With the guidance issued to date, companies actually have a clearer path forward in terms of calculating liabilities and determining their approach to compliance, says Sue Lippe, a partner at EY in international tax services. “There are definitely a lot of questions being asked, but a lot of clarifications have been made through the notices,” she says. “Now it’s probably more resources and time as it relates to transition tax calculations.”

Even with short-term issues addressed in the early part of 2018, there’s plenty more to come. Companies still need to work out how to comply with the “global intangible low tax income” or GILTI provisions of the law, says Dave Warco, international tax partner at Deloitte. These are anti-deferral provisions, he says, creating a new category of income that recognizes a percentage of previously deferred foreign earnings.

Companies are crunching those numbers, and many are coming up with answers that don’t make sense, says Warco. “This is where a lot of time is being spent,” he says. “We see the vast majority where this rule applies where it will increase their effective tax rate.”

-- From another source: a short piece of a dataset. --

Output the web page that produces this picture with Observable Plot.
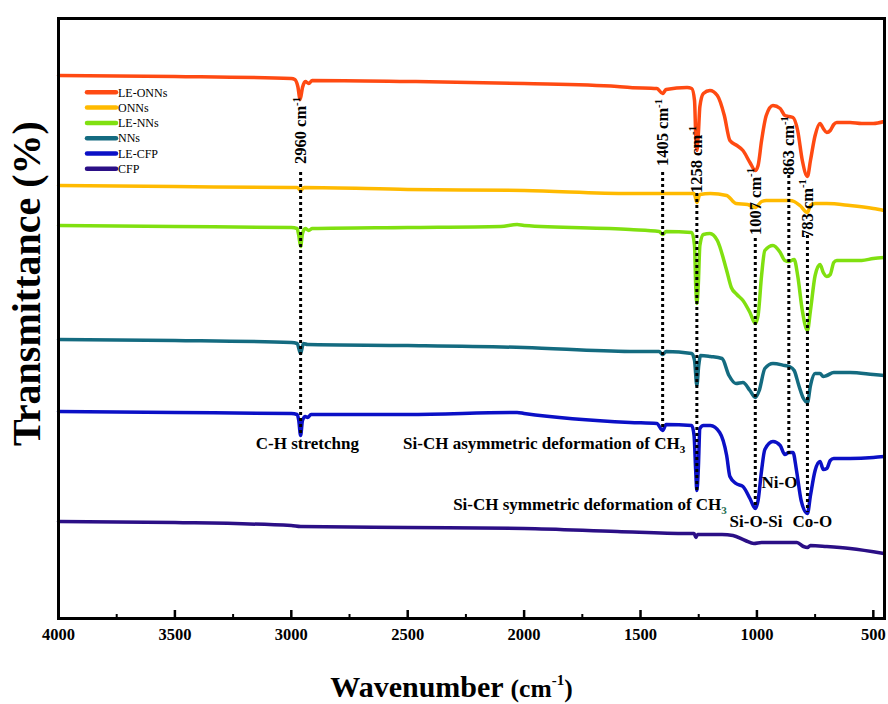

Questions about the “foreign derived intangible income” (FIDI) and “base erosion and anti-abuse tax (BEAT) provisions are also piling on,” says Greenwald. “We still don’t have guidance on any of that,” he says.

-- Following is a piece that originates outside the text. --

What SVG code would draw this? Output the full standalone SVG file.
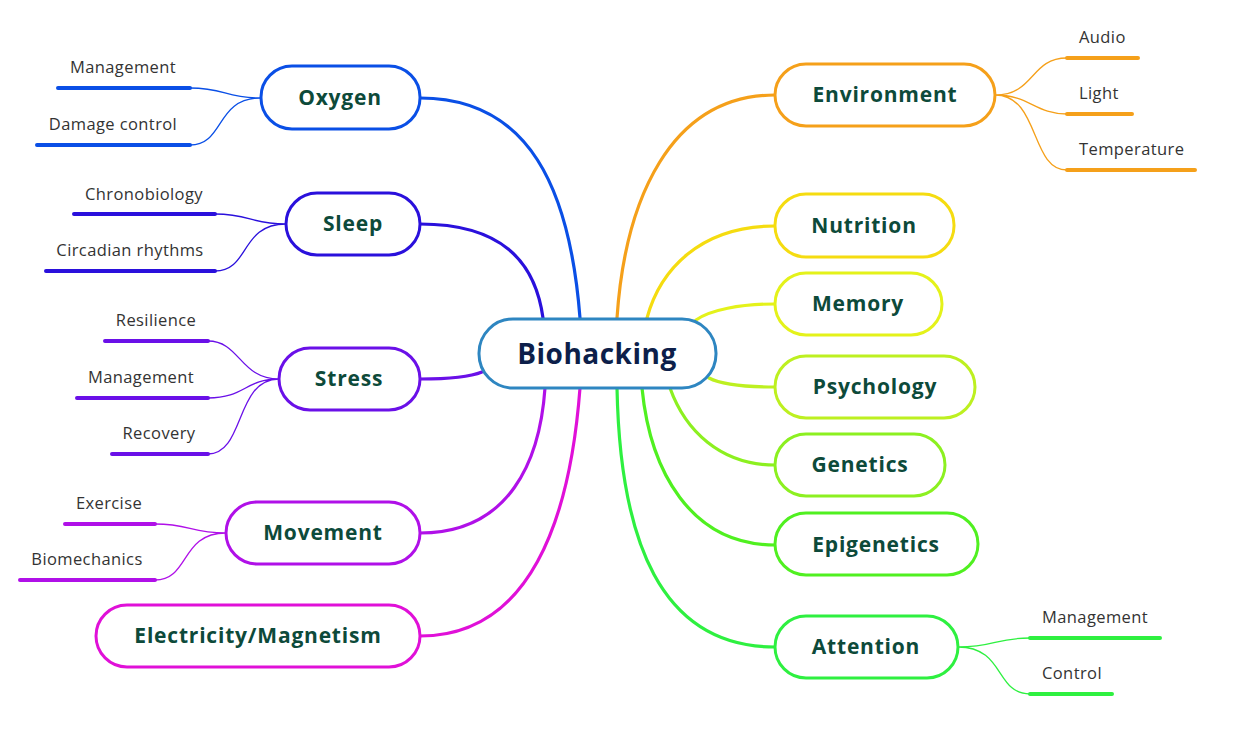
<svg xmlns="http://www.w3.org/2000/svg" width="1233" height="729" viewBox="0 0 1233 729">
<style>
.node{fill:#fff;stroke-width:3}
.lbl{font-family:"Open Sans","Noto Sans",sans-serif;font-weight:bold;font-size:21px;fill:#0d4a3a;text-anchor:middle;letter-spacing:0.8px}
.sub{font-family:"Open Sans","Noto Sans",sans-serif;font-size:16.5px;fill:#333;letter-spacing:0.4px}
.r{text-anchor:middle}
.l{text-anchor:start}
.main{fill:none;stroke-width:3.2;stroke-linecap:round}
.br{fill:none;stroke-width:1.3}
.ul{fill:none;stroke-width:4;stroke-linecap:round}
</style>
<rect width="1233" height="729" fill="#fff"/>
<g id="connectors">
<path class="main" stroke="#0a4fe6" d="M420,98 C530,98 570,190 580,318"/>
<path class="main" stroke="#2a10dc" d="M420,224 C500,224 535,260 543,318"/>
<path class="main" stroke="#6a10e8" d="M420,379 C450,379 470,377 482,372"/>
<path class="main" stroke="#b010e8" d="M420,533 C510,533 540,460 545,388"/>
<path class="main" stroke="#e010d8" d="M420,636 C530,636 570,520 580,388"/>
<path class="main" stroke="#f5a01a" d="M775,95 C670,95 625,200 617,318"/>
<path class="main" stroke="#f5dc10" d="M775,226 C700,226 660,270 647,318"/>
<path class="main" stroke="#e4f21a" d="M775,304 C740,304 710,310 696,320"/>
<path class="main" stroke="#bdf020" d="M775,387 C745,387 720,384 709,378"/>
<path class="main" stroke="#8cf020" d="M775,465 C720,465 685,430 670,388"/>
<path class="main" stroke="#50f020" d="M775,545 C690,545 650,470 642,388"/>
<path class="main" stroke="#2ef040" d="M775,647 C660,647 620,540 617,388"/>
<path class="br" stroke="#0a4fe6" d="M261,98 C225,98 225,88 190,88 M261,98 C215,98 225,145 190,145"/>
<path class="br" stroke="#2a10dc" d="M286,224 C250,224 250,214 215,214 M286,224 C240,224 250,271 215,271"/>
<path class="br" stroke="#6a10e8" d="M279,379 C240,379 240,341 208,341 M279,379 C245,379 245,398 208,398 M279,379 C235,379 245,454 208,454"/>
<path class="br" stroke="#b010e8" d="M226,533 C190,533 190,524 155,524 M226,533 C180,533 190,580 155,580"/>
<path class="br" stroke="#f5a01a" d="M995,95 C1035,95 1030,58 1067,58 M995,95 C1030,95 1035,114 1067,114 M995,95 C1040,95 1030,170 1067,170"/>
<path class="br" stroke="#2ef040" d="M958,647 C995,647 995,638 1030,638 M958,647 C1005,647 995,694 1030,694"/>
<path class="ul" stroke="#0a4fe6" d="M58,88 H190 M37,145 H190"/>
<path class="ul" stroke="#2a10dc" d="M74,214 H215 M46,271 H215"/>
<path class="ul" stroke="#6a10e8" d="M105,341 H208 M77,398 H208 M112,454 H208"/>
<path class="ul" stroke="#b010e8" d="M65,524 H155 M20,580 H155"/>
<path class="ul" stroke="#f5a01a" d="M1067,58 H1138 M1067,114 H1132 M1067,170 H1195"/>
<path class="ul" stroke="#2ef040" d="M1030,638 H1160 M1030,694 H1112"/>
</g>
<g id="center"><rect class="node" x="479" y="319" width="237" height="69" rx="34" stroke="#2e86c1"/><text x="597" y="364" font-family="'Open Sans','Noto Sans',sans-serif" font-weight="bold" font-size="28" fill="#0d1f4a" text-anchor="middle" letter-spacing="0.5">Biohacking</text></g>
<g id="oxygen"><rect class="node" x="261" y="66" width="159" height="63" rx="31" stroke="#0a4fe6"/><text class="lbl" x="340" y="105">Oxygen</text></g>
<g id="sleep"><rect class="node" x="286" y="193" width="134" height="62" rx="31" stroke="#2a10dc"/><text class="lbl" x="353" y="231">Sleep</text></g>
<g id="stress"><rect class="node" x="279" y="348" width="141" height="62" rx="31" stroke="#6a10e8"/><text class="lbl" x="349" y="386">Stress</text></g>
<g id="movement"><rect class="node" x="226" y="502" width="194" height="62" rx="31" stroke="#b010e8"/><text class="lbl" x="323" y="540">Movement</text></g>
<g id="electricity"><rect class="node" x="96" y="605" width="324" height="62" rx="31" stroke="#e010d8"/><text class="lbl" x="258" y="643">Electricity/Magnetism</text></g>
<g id="environment"><rect class="node" x="775" y="64" width="220" height="62" rx="31" stroke="#f5a01a"/><text class="lbl" x="885" y="102">Environment</text></g>
<g id="nutrition"><rect class="node" x="775" y="194" width="179" height="63" rx="31" stroke="#f5dc10"/><text class="lbl" x="864" y="233">Nutrition</text></g>
<g id="memory"><rect class="node" x="775" y="273" width="167" height="62" rx="31" stroke="#e4f21a"/><text class="lbl" x="858" y="311">Memory</text></g>
<g id="psychology"><rect class="node" x="775" y="356" width="200" height="62" rx="31" stroke="#bdf020"/><text class="lbl" x="875" y="394">Psychology</text></g>
<g id="genetics"><rect class="node" x="775" y="434" width="170" height="62" rx="31" stroke="#8cf020"/><text class="lbl" x="860" y="472">Genetics</text></g>
<g id="epigenetics"><rect class="node" x="775" y="513" width="203" height="62" rx="31" stroke="#50f020"/><text class="lbl" x="876" y="552">Epigenetics</text></g>
<g id="attention"><rect class="node" x="775" y="616" width="183" height="62" rx="31" stroke="#2ef040"/><text class="lbl" x="866" y="654">Attention</text></g>
<g id="oxygen-subs"><text class="sub r" x="123" y="73">Management</text><text class="sub r" x="113" y="130">Damage control</text></g>
<g id="sleep-subs"><text class="sub r" x="144" y="200">Chronobiology</text><text class="sub r" x="130" y="256">Circadian rhythms</text></g>
<g id="stress-subs"><text class="sub r" x="156" y="326">Resilience</text><text class="sub r" x="141" y="383">Management</text><text class="sub r" x="159" y="439">Recovery</text></g>
<g id="movement-subs"><text class="sub r" x="109" y="509">Exercise</text><text class="sub r" x="87" y="565">Biomechanics</text></g>
<g id="environment-subs"><text class="sub l" x="1079" y="43">Audio</text><text class="sub l" x="1079" y="99">Light</text><text class="sub l" x="1079" y="155">Temperature</text></g>
<g id="attention-subs"><text class="sub l" x="1042" y="623">Management</text><text class="sub l" x="1042" y="679">Control</text></g>
</svg>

The need for more direction and technical detail on these new provisions is “uniquely problematic,” says Mike Dolan, a national director of KPMG’s national tax practice, because some of the rules are retroactive to the 2017 tax return for companies. “People have identified this as prime and principle for additional guidance,” he says, but the guidance machinery does not move swiftly. “There’s going to be a lot of waiting to see what kind of guidance can clarify many aspects of the law before people have to take their positions for the 2018 tax year.”